US company Aveum launched the first stage of the satellite launch system, the unmanned aerial vehicle Ravn X, on a live broadcast on Youtube. The design resembling Loyal Wingman UAVs at first glance drew attention. Aveum introduced the Ravn X as a fully autonomous and reusable system with a short take-off distance (1 mile ~ 1.6 km), as well as a vehicle aimed at carrying payloads to Low Earth Orbit.
Skylus, previously working as an engineer for NASA and Boeing, said the Ravn X landed 30-80 minutes following take-off.
Ravn X will launch payloads of 100 to 500 kg into low-orbit. In the first stage, the drone will rise to a certain altitude (30,000-60,000 feet) and then complete the second stage for payload.
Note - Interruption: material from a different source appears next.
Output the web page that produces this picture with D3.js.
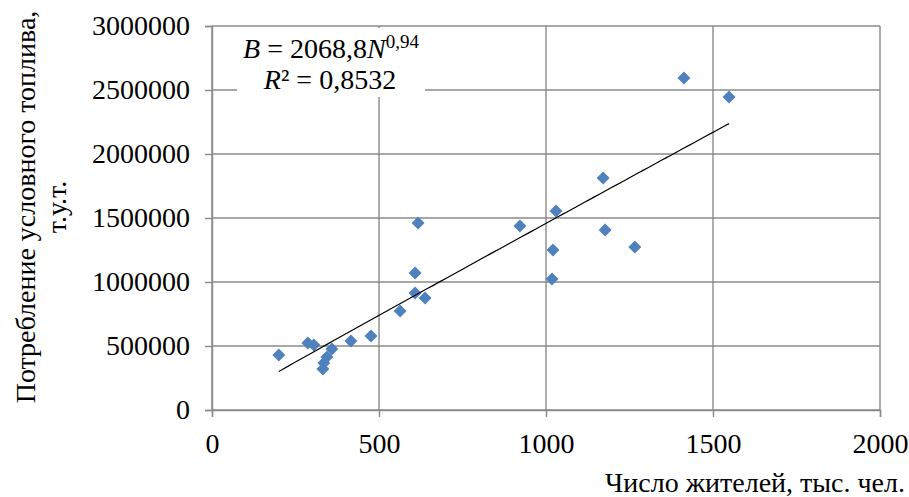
<!DOCTYPE html>
<html><head><meta charset="utf-8">
<script src="https://cdn.jsdelivr.net/npm/d3@7"></script>
<style>body{margin:0;background:#fff}svg{display:block}text{font-family:"Liberation Serif","Times New Roman",serif;fill:#000}</style>
</head><body><svg id="c" width="909" height="497"></svg>
<script>
const population = [200,287,305,359,344,335,332,416,476,563,608,608,638,617,922,1030,1021,1018,1171,1177,1266,1413,1548];
const fuel = [430000,523000,508000,476000,414000,367000,320000,539000,578000,773000,914000,1070000,875000,1461000,1438000,1555000,1250000,1023000,1812000,1406000,1273000,2594000,2445000];
const xTicks = [0,500,1000,1500,2000];
const yTicks = [0,500000,1000000,1500000,2000000,2500000,3000000];
const trendCoef = [1674, 0.98];
const trendRange = [200, 1548];
const eqLine1 = ["B", " = 2068,8", "N", "0,94"];
const eqLine2 = ["R", "²", " = 0,8532"];
const xTitle = "Число жителей, тыс. чел.";
const yTitle = ["Потребление условного топлива,", "т.у.т."];

const FS = "28px";
const svg = d3.select("#c");
const x = d3.scaleLinear().domain([0,2000]).range([212,880]);
const y = d3.scaleLinear().domain([0,3000000]).range([410,26]);
const grid = "#8a8a8a";

// gridlines
svg.append("g").selectAll("line").data(yTicks).join("line")
  .attr("x1",212).attr("x2",880).attr("y1",d=>y(d)).attr("y2",d=>y(d))
  .attr("stroke",grid).attr("stroke-width",1.4);
svg.append("g").selectAll("line").data(xTicks).join("line")
  .attr("x1",d=>x(d)).attr("x2",d=>x(d)).attr("y1",26).attr("y2",410)
  .attr("stroke",grid).attr("stroke-width",1.4);

// axes
const yAxis = d3.axisLeft(y).tickValues(yTicks).tickSize(7).tickPadding(15).tickFormat(d3.format("d"));
const gy = svg.append("g").attr("transform","translate(212,0)").call(yAxis);
const xAxis = d3.axisBottom(x).tickValues(xTicks).tickSize(7).tickPadding(16).tickFormat(d3.format("d"));
const gx = svg.append("g").attr("transform","translate(0,410)").call(xAxis);
[gx,gy].forEach(g=>{
  g.attr("font-family",null).attr("font-size",null);
  g.select(".domain").attr("stroke",grid).attr("stroke-width",1.4);
  g.selectAll(".tick line").attr("stroke",grid).attr("stroke-width",1.4);
  g.selectAll(".tick text").style("font-family","'Liberation Serif'").style("font-size",FS).attr("fill","#000");
});

// equation box
svg.append("rect").attr("x",237).attr("y",28).attr("width",188).attr("height",69).attr("fill","#fff");
const t1 = svg.append("text").attr("x",331).attr("y",58).attr("text-anchor","middle").style("font-size",FS);
t1.append("tspan").style("font-style","italic").text(eqLine1[0]);
t1.append("tspan").text(eqLine1[1]);
t1.append("tspan").style("font-style","italic").text(eqLine1[2]);
t1.append("tspan").attr("dy",-10).style("font-size","19px").text(eqLine1[3]);
const t2 = svg.append("text").attr("x",330).attr("y",89).attr("text-anchor","middle").style("font-size",FS);
t2.append("tspan").style("font-style","italic").text(eqLine2[0]);
t2.append("tspan").text(eqLine2[1]);
t2.append("tspan").text(eqLine2[2]);

// points
const pts = population.map((p,i)=>({p, f:fuel[i]}));
const r = 6.5;
svg.append("g").selectAll("path").data(pts).join("path")
  .attr("d",`M0,${-r}L${r},0L0,${r}L${-r},0Z`)
  .attr("transform",d=>`translate(${x(d.p)},${y(d.f)})`)
  .attr("fill","#4F81BD");

// trend line
const tx = d3.range(0,101).map(i=>trendRange[0]+(trendRange[1]-trendRange[0])*i/100);
svg.append("path").datum(tx)
  .attr("d",d3.line().x(d=>x(d)).y(d=>y(trendCoef[0]*Math.pow(d,trendCoef[1]))))
  .attr("fill","none").attr("stroke","#000").attr("stroke-width",1.2);

// titles
svg.append("text").attr("x",905).attr("y",492).attr("text-anchor","end").style("font-size",FS).text(xTitle);
const yt = svg.append("text").attr("transform","translate(0,207) rotate(-90)").attr("text-anchor","middle").style("font-size",FS);
yt.append("tspan").attr("x",0).attr("y",35).text(yTitle[0]);
yt.append("tspan").attr("x",0).attr("y",66).text(yTitle[1]);
</script></body></html>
The second stage will launch the payload to orbit with its own jet engine (using Jet-A fuel).
In the presentation, Jay Skylus, founder and CEO of Aevum, said, “We will begin to conduct the tests required for airworthiness and launch licenses. We expect Ravn X to be operational 18 months after meeting the necessary regulations.”
Ravn X, with a take-off weight of 25,000 kg, has a wingspan of 18.3 meters and a body length of 24 meters. Entering contracts with the US Air Force and the Pentagon, Aveum is one of eight companies that have contracts for orbit launches by the Space Force.
Skylus said that they wanted to be a part of the launches, costing 5-7 million dollars, 8-10 times a year.
Ravn X’s first mission will be the US Space Force’s ASLON-45. In fact, a $4.9 million contract was signed with Vector Launch company in 2019 for this mission. However, it was announced that the company was later withdrawn for financial reasons. The mission is aimed to be completed in 2021.
The first stage engine was run, according to the flight data recorded during the live demonstration on Youtube.
Aevum is not the first company to develop a satellite launch system. Northrop Grumman’s Pegasus rocket upgraded multiple satellites. However, these systems were run in manned aircraft.